9:15 am – 6:00pm, 8:00pm – 8:55 pm
- goal: building 10 kb tiling regions of BX-C probes against genome
- approach: adapt new OligoArray-free pipeline from transcriptome libraries to design genome libraries
- crashed Morgan when all 256 GB of RAM got paged during penalty calculations
- this may have happened because the target sequences are all included in the off-target table (the whole genome)
- tested this hypothesis by running against chr2L only (currently constructing for BX-C on 2R)
- this runs quickly without any sign of crashing.
- (might have been a mis-interpretation — code is written to load an existing trDesigner rather than rerun. May not have attempted to use this off-target library at all.)
- indeed this appears to have been the case, now rerunning.
- wrote new function to remove regions probed from the genome sequence and create a new offTarget fasta file database of the genome for this library construction
- writing whole-genome fasta files is not fast, even for Drosophila (nor is loading them, though the fly fasta loads pretty quickly)
- building OTtable to whole genome duplicated to plus and minus strands, (with BXC removed) goes pretty fast — less than 400 seconds
- this goes MUCH faster with local databases, read-write speed pretty important, doesn’t work well over network.
- moved to new folder on MorganData (ChromatinLibraries/Library7)
- (originally had data on Monet in Chromatin/OligoLibraries/Library7)
- calculating penalties is pretty slow
- this is the step that caused the memory to destroy the computer running (maxed out).
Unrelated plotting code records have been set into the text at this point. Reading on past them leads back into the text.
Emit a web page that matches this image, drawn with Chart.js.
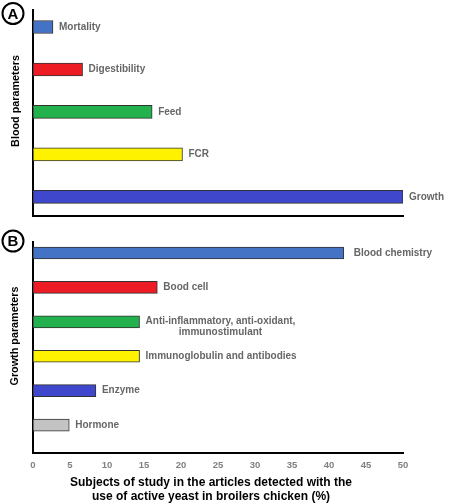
<!DOCTYPE html>
<html>
<head>
<meta charset="utf-8">
<script src="https://cdn.jsdelivr.net/npm/chart.js@4.4.0/dist/chart.umd.min.js"></script>
<style>
  html, body { margin: 0; padding: 0; background: #fff; }
  #wrap { position: relative; width: 475px; height: 503px; }
  .panel { position: absolute; left: 0; width: 475px; }
</style>
</head>
<body>
<div id="wrap">
  <div class="panel" style="top:0;height:225px"><canvas id="chartA"></canvas></div>
  <div class="panel" style="top:225px;height:278px"><canvas id="chartB"></canvas></div>
</div>
<script>
// panel A
const categoriesA = ["Mortality", "Digestibility", "Feed", "FCR", "Growth"];
const valuesA = [2.7, 6.7, 16.1, 20.2, 50];
const colorsA = ["#4472c4", "#ed1c24", "#22b14c", "#fff200", "#3f48cc"];

// panel B
const categoriesB = [
  "Blood chemistry",
  "Bood cell",
  ["Anti-inflammatory, anti-oxidant,", "immunostimulant"],
  "Immunoglobulin and antibodies",
  "Enzyme",
  "Hormone",
];
const valuesB = [42, 16.8, 14.4, 14.4, 8.5, 4.9];
const colorsB = ["#4472c4", "#ed1c24", "#22b14c", "#fff200", "#3f48cc", "#c3c3c3"];

const xTicks = [0, 5, 10, 15, 20, 25, 30, 35, 40, 45, 50];
const xTitle = [
  "Subjects of study in the articles detected with the",
  "use of active yeast in broilers chicken (%)",
];

const FONT = "'Liberation Sans', Arial, sans-serif";

// text next to the end of every bar
const barLabels = {
  id: "barLabels",
  afterDatasetsDraw(chart, args, opts) {
    const ctx = chart.ctx;
    const meta = chart.getDatasetMeta(0);
    ctx.save();
    ctx.font = "bold 10px " + FONT;
    ctx.fillStyle = "#666";
    ctx.textBaseline = "middle";
    meta.data.forEach((bar, i) => {
      const lab = opts.labels[i];
      const x0 = bar.x + (i == 0 && opts.firstGap ? opts.firstGap : 6);
      if (Array.isArray(lab)) {
        const w = Math.max(...lab.map((l) => ctx.measureText(l).width));
        ctx.textAlign = "center";
        lab.forEach((l, j) => ctx.fillText(l, x0 + w / 2, bar.y - 1 + j * 11));
      } else {
        ctx.textAlign = "left";
        ctx.fillText(lab, x0, bar.y);
      }
    });
    ctx.restore();
  },
};

// circled panel letter, rotated y title, optional x title
const panelDecor = {
  id: "panelDecor",
  afterDraw(chart, args, opts) {
    const ctx = chart.ctx;
    ctx.save();
    ctx.beginPath();
    ctx.arc(opts.circle[0], opts.circle[1], 10.5, 0, Math.PI * 2);
    ctx.lineWidth = 2;
    ctx.strokeStyle = "#000";
    ctx.stroke();
    ctx.fillStyle = "#000";
    ctx.font = "bold 15px " + FONT;
    ctx.textAlign = "center";
    ctx.textBaseline = "middle";
    ctx.fillText(opts.letter, opts.circle[0], opts.circle[1] + 1);

    if (opts.xTitle) {
      ctx.font = "bold 12px " + FONT;
      opts.xTitle.forEach((l, j) => ctx.fillText(l, opts.xTitlePos[0], opts.xTitlePos[1] + j * 14));
    }

    ctx.translate(opts.title[0], opts.title[1]);
    ctx.rotate(-Math.PI / 2);
    ctx.font = "bold 10.8px " + FONT;
    ctx.fillText(opts.text, 0, 0);
    ctx.restore();
  },
};

function makeData(values, colors) {
  return {
    datasets: [
      {
        data: values.map((v, i) => ({ x: v, y: i })),
        backgroundColor: colors,
        borderColor: "#333",
        borderWidth: 1,
        borderSkipped: false,
      },
    ],
  };
}

new Chart(document.getElementById("chartA"), {
  type: "bar",
  data: makeData(valuesA, colorsA),
  plugins: [barLabels, panelDecor],
  options: {
    indexAxis: "y",
    responsive: true,
    maintainAspectRatio: false,
    animation: false,
    barThickness: 13,
    layout: { padding: { left: 33, right: 72, top: 10, bottom: 9 } },
    plugins: {
      legend: { display: false },
      tooltip: { enabled: false },
      barLabels: { labels: categoriesA },
      panelDecor: { letter: "A", circle: [13, 13.5], text: "Blood parameters", title: [16, 101] },
    },
    scales: {
      x: {
        type: "linear",
        min: 0,
        max: 50,
        grid: { display: false, drawTicks: false },
        ticks: { display: false },
        border: { display: true, color: "#000", width: 2 },
        afterFit: (s) => { s.height = 0; },
      },
      y: {
        type: "linear",
        reverse: true,
        offset: false,
        min: -0.4,
        max: 4.45,
        grid: { display: false, drawTicks: false },
        ticks: { display: false },
        border: { display: true, color: "#000", width: 2 },
        afterFit: (s) => { s.width = 0; },
      },
    },
  },
});

new Chart(document.getElementById("chartB"), {
  type: "bar",
  data: makeData(valuesB, colorsB),
  plugins: [barLabels, panelDecor],
  options: {
    indexAxis: "y",
    responsive: true,
    maintainAspectRatio: false,
    animation: false,
    barThickness: 12,
    layout: { padding: { left: 33, right: 72, top: 17, bottom: 0 } },
    plugins: {
      legend: { display: false },
      tooltip: { enabled: false },
      barLabels: { labels: categoriesB, firstGap: 10 },
      panelDecor: {
        letter: "B", circle: [13, 16], text: "Growth parameters", title: [15, 111],
        xTitle: xTitle, xTitlePos: [211, 258],
      },
    },
    scales: {
      x: {
        type: "linear",
        min: 0,
        max: 50,
        afterBuildTicks: (s) => { s.ticks = xTicks.map((v) => ({ value: v })); },
        grid: { display: false, drawTicks: false },
        ticks: { padding: 7, color: "#808080", font: { family: FONT, size: 9.5, weight: "bold" } },
        border: { display: true, color: "#000", width: 2 },
        afterFit: (s) => { s.height = 50; },
      },
      y: {
        type: "linear",
        reverse: true,
        offset: false,
        min: -0.32,
        max: 5.81,
        grid: { display: false, drawTicks: false },
        ticks: { display: false },
        border: { display: true, color: "#000", width: 2 },
        afterFit: (s) => { s.width = 0; },
      },
    },
  },
});
</script>
</body>
</html>
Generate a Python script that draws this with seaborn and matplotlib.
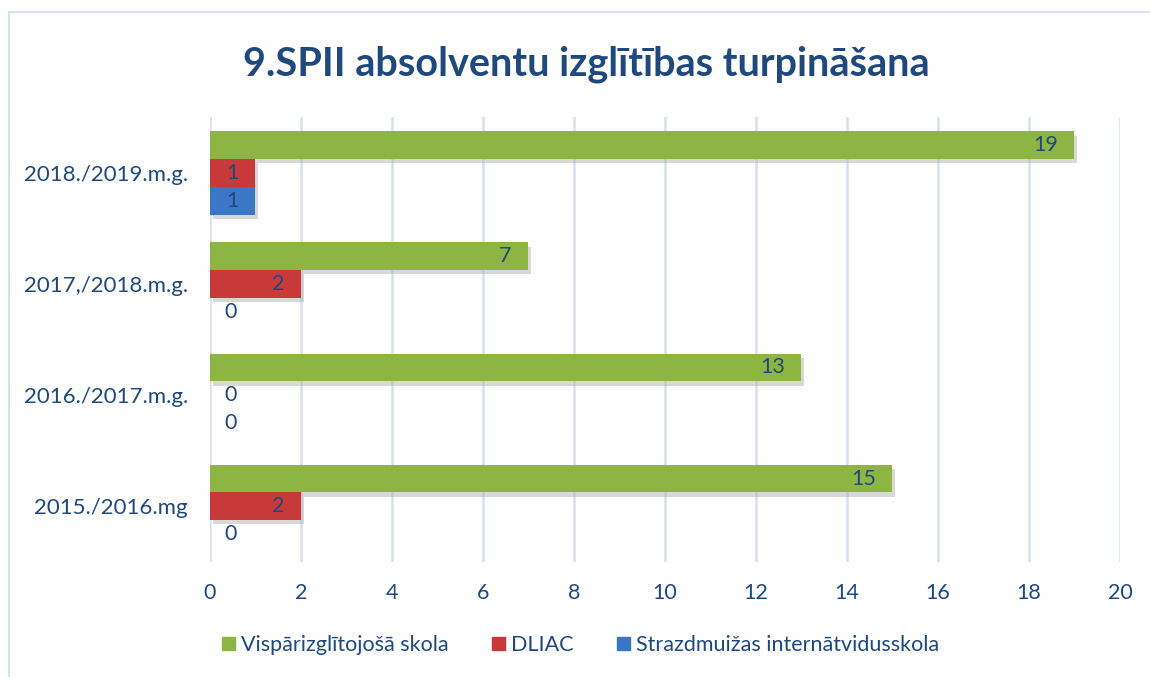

- currently have 29 GB paged, now calc’ penalities with the chr2L_plus strand only. We’ll see how much it eats and whether this destroys the system again. (started 8:45 pm).
- even without BX-C this does indeed use tons of memory. aside from that it’s not killer slow.
12:00 pm – 6:30 pm, working on applications
Submitted all apps with Nov 1st deadlines.